長谷川:心情の記述などはよく書けていて、これは本物かなと思わせる内容ではありましたね。
鳥越:その“小沢ならあるだろう”という多くの人の気持ちに合わせて作られたストーリーであるところが怪しい。少なくとも、あのような私的な内容を、真偽の確認もないまま新聞までが報じることは疑問です。やはり小沢氏は必要以上に恐れられているような気がしてなりません。
長谷川:簡単にいえば「記者に嫌われている」ということでしょう。霞が関は本当に恐れているかもしれないが、例えばマスコミの人間はもっと単純に、ネタをくれない、仲の悪い記者はシカトする、気配りをしてくれない、というような理由で小沢氏を嫌っているんじゃないですか。
小沢氏の側近は議員も記者も切られてしまうと、切られた理由もわからず、電話にも出てもらえなくなるんだそうですね。「20回もメシを食ったが、1回しかおごってくれない。あいつはケチだ」といった高名な評論家もいます(笑い)。
それに霞が関が嫌う人間をよく書く記者がいないことも事実。新大臣の人物評などは、実は官僚がくれた話とか評価をそのまま書く。逆に官僚が「あいつは駄目だ」といえば、そのまま悪口を書いたりする。
鳥越:それでも生き残るところも小沢氏の稀有な点。今回も小沢支持票ではないにしろ、57人もの民主党議員が造反に同調した。逆説的だが、特捜部に徹底的に狙われ、マスコミに叩かれ続けたことで、それでも潰されない小沢ってスゴイなという人もいる。

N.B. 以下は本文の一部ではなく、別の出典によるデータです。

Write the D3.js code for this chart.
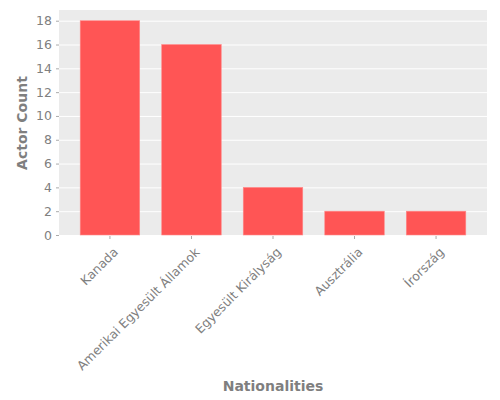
<!DOCTYPE html>
<html>
<head>
<meta charset="utf-8">
<script src="https://cdn.jsdelivr.net/npm/d3@7"></script>
<style>
  body { margin: 0; background: #fff; }
  text { font-family: "DejaVu Sans", sans-serif; }
</style>
</head>
<body>
<svg></svg>
<script>
const width = 500;
const height = 400;
const margin = { top: 10, right: 13, bottom: 164, left: 59 };

// Data
const nationalities = ["Kanada", "Amerikai Egyesült Államok", "Egyesült Királyság", "Ausztrália", "Írország"];
const actorCounts = [18, 16, 4, 2, 2];
const yTicks = [0, 2, 4, 6, 8, 10, 12, 14, 16, 18];

const svg = d3.select("svg")
    .attr("width", width)
    .attr("height", height);

const innerW = width - margin.left - margin.right;
const innerH = height - margin.top - margin.bottom;

const g = svg.append("g")
    .attr("transform", `translate(${margin.left},${margin.top})`);

const x = d3.scaleBand()
    .domain(nationalities)
    .range([0, innerW])
    .paddingInner(0.27)
    .paddingOuter(0.26);

const y = d3.scaleLinear()
    .domain([0, 18.9])
    .range([innerH - 1, 0]);

// panel background
g.append("rect")
    .attr("width", innerW)
    .attr("height", innerH)
    .style("fill", "#ebebeb");

// grid lines
g.selectAll(".grid")
    .data(yTicks)
    .enter()
    .append("line")
    .attr("x1", 0)
    .attr("x2", innerW)
    .attr("y1", d => y(d) + 0.5)
    .attr("y2", d => y(d) + 0.5)
    .style("stroke", "#fff")
    .style("stroke-width", 1);

// bars
g.selectAll(".bar")
    .data(actorCounts)
    .enter()
    .append("rect")
    .attr("x", (d, i) => x(nationalities[i]))
    .attr("y", d => y(d))
    .attr("width", x.bandwidth())
    .attr("height", d => y(0) - y(d))
    .style("fill", "#ff5555")
    .style("stroke", "#ff8a8a")
    .style("stroke-width", 0.6);

// y axis
const yAxis = g.append("g")
    .call(d3.axisLeft(y).tickValues(yTicks).tickSize(3).tickPadding(4));
yAxis.select(".domain").remove();
yAxis.selectAll("line").style("stroke", "#aaa");
yAxis.selectAll("text")
    .style("fill", "#808080")
    .style("font-size", "12.5px");

// x axis
const xAxis = g.append("g")
    .attr("transform", `translate(0,${innerH})`)
    .call(d3.axisBottom(x).tickSize(3).tickPadding(4));
xAxis.select(".domain").remove();
xAxis.selectAll("line").style("stroke", "#aaa");
xAxis.selectAll("text")
    .style("fill", "#808080")
    .style("font-size", "12.5px")
    .style("text-anchor", "end")
    .attr("dx", "-0.45em")
    .attr("dy", "0.9em")
    .attr("transform", "rotate(-45)");

// axis titles
svg.append("text")
    .attr("x", margin.left + innerW / 2)
    .attr("y", 391)
    .attr("text-anchor", "middle")
    .style("font-size", "14px")
    .style("font-weight", "bold")
    .style("fill", "#7f7f7f")
    .text("Nationalities");

svg.append("text")
    .attr("transform", `translate(27,${margin.top + innerH / 2}) rotate(-90)`)
    .attr("text-anchor", "middle")
    .style("font-size", "14px")
    .style("font-weight", "bold")
    .style("fill", "#7f7f7f")
    .text("Actor Count");
</script>
</body>
</html>
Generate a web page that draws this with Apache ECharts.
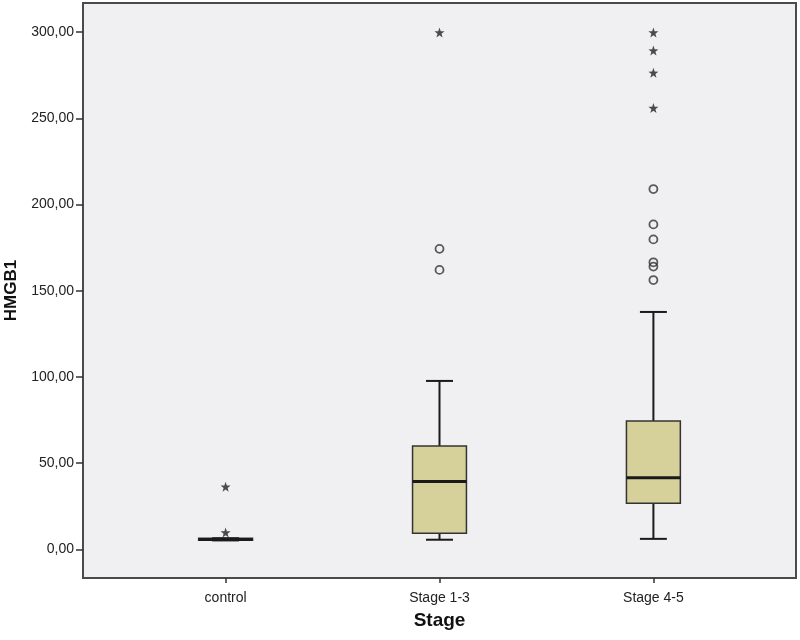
<!DOCTYPE html>
<html>
<head>
<meta charset="utf-8">
<title>HMGB1 by Stage</title>
<script src="https://cdn.jsdelivr.net/npm/echarts@6/dist/echarts.min.js"></script>
<style>
  html, body { margin: 0; padding: 0; background: #fff; }
  #chart { width: 800px; height: 640px; }
</style>
</head>
<body>
<div id="chart"></div>
<script>
const categories = ['control', 'Stage 1-3', 'Stage 4-5'];
// whisker low, Q1, median, Q3, whisker high
const boxStats = [
  [5.2, 5.3, 5.8, 6.4, 6.5],
  [5.6, 9.4, 39.4, 60.0, 97.7],
  [6.1, 26.7, 41.6, 74.4, 137.7]
];
// outliers (circles) and extremes (stars)
const outliers = [
  [],
  [174.3, 162.1],
  [209.0, 188.5, 179.8, 166.5, 164.0, 156.2]
];
const extremes = [
  [36.3, 9.8],
  [299.8],
  [299.8, 289.3, 276.4, 256.0]
];
const yTicks = [0, 50, 100, 150, 200, 250, 300];

const fontFamily = 'Liberation Sans, Arial, sans-serif';
const starPath = 'path://M0,-10L2.35,-3.24L9.51,-3.09L3.8,1.24L5.88,8.09L0,4L-5.88,8.09L-3.8,1.24L-9.51,-3.09L-2.35,-3.24Z';

const boxData = boxStats.map((s, i) => [i].concat(s));
const outlierData = [];
outliers.forEach((vals, i) => vals.forEach(v => outlierData.push([i, v])));
const extremeData = [];
extremes.forEach((vals, i) => vals.forEach(v => extremeData.push([i, v])));

function renderBox(params, api) {
  const idx = api.value(0);
  const half = api.size([1, 0])[0] * 0.126;
  const cap = half / 2;
  const lo = api.coord([idx, api.value(1)]);
  const q1 = api.coord([idx, api.value(2)]);
  const med = api.coord([idx, api.value(3)]);
  const q3 = api.coord([idx, api.value(4)]);
  const hi = api.coord([idx, api.value(5)]);
  const x = lo[0];
  const line = (x1, y1, x2, y2, w) => ({
    type: 'line',
    shape: { x1: x1, y1: y1, x2: x2, y2: y2 },
    style: { stroke: '#1a1a1a', lineWidth: w }
  });
  return {
    type: 'group',
    children: [
      line(x, hi[1], x, q3[1], 2),
      line(x, q1[1], x, lo[1], 2),
      line(x - cap, hi[1], x + cap, hi[1], 2),
      line(x - cap, lo[1], x + cap, lo[1], 2),
      {
        type: 'rect',
        shape: { x: x - half, y: q3[1], width: half * 2, height: q1[1] - q3[1] },
        style: { fill: '#d6d09b', stroke: '#333', lineWidth: 1.5 }
      },
      line(x - half, med[1], x + half, med[1], 3)
    ]
  };
}

const chart = echarts.init(document.getElementById('chart'));
chart.setOption({
  backgroundColor: '#fff',
  animation: false,
  textStyle: { fontFamily: fontFamily },
  grid: {
    left: 83, right: 4, top: 3, bottom: 62,
    outerBoundsMode: 'none',
    containLabel: false,
    show: true,
    backgroundColor: '#f0f0f3',
    borderColor: '#4a4a4a',
    borderWidth: 2
  },
  xAxis: {
    type: 'value',
    min: -2 / 3,
    max: 8 / 3,
    name: 'Stage',
    nameLocation: 'middle',
    nameGap: 33,
    nameTextStyle: { fontSize: 19, fontWeight: 'bold', color: '#111' },
    axisLine: { show: false, onZero: false },
    splitLine: { show: false },
    axisTick: { customValues: [0, 1, 2], length: 5, lineStyle: { color: '#333', width: 1.5 } },
    axisLabel: {
      customValues: [0, 1, 2],
      formatter: v => categories[Math.round(v)],
      fontSize: 14, color: '#222', margin: 13
    }
  },
  yAxis: {
    type: 'value',
    min: -16.6,
    max: 316.9,
    name: 'HMGB1',
    nameLocation: 'middle',
    nameGap: 59,
    nameTextStyle: { fontSize: 17, fontWeight: 'bold', color: '#111' },
    axisLine: { show: false, onZero: false },
    splitLine: { show: false },
    axisTick: { customValues: yTicks, length: 7, lineStyle: { color: '#333', width: 1.5 } },
    axisLabel: {
      customValues: yTicks,
      formatter: v => v.toFixed(2).replace('.', ','),
      fontSize: 14, color: '#222', margin: 9
    }
  },
  series: [
    {
      type: 'custom',
      renderItem: renderBox,
      encode: { x: 0, y: [1, 2, 3, 4, 5] },
      data: boxData,
      z: 2
    },
    {
      type: 'scatter',
      data: outlierData,
      symbol: 'circle',
      symbolSize: 8,
      itemStyle: { color: 'rgba(0,0,0,0)', borderColor: '#333', borderWidth: 1.8 },
      z: 3
    },
    {
      type: 'scatter',
      data: extremeData,
      symbol: starPath,
      symbolSize: 10,
      itemStyle: { color: '#222' },
      z: 3
    }
  ]
});
</script>
</body>
</html>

長谷川:そこに殉教者のような雰囲気を感じる国民もいるでしょうね。
なぜ小沢氏が政治にこだわるか? それはもちろん、権力への欲望でしょう。それは別に否定も批判もしませんけど、あれくらいの「重要人物」はもっと国民の前で語ってもらわないといけないと思います。
鳥越:小沢氏はこれまでも総理大臣になろうと思えばなれた。それをせず、しかしここまで叩かれても政治に身を置き続けるのは、やはり日本に足りないもの、政治家として成し遂げたいものが残っているからではないか。その志があることは、私は信じたい。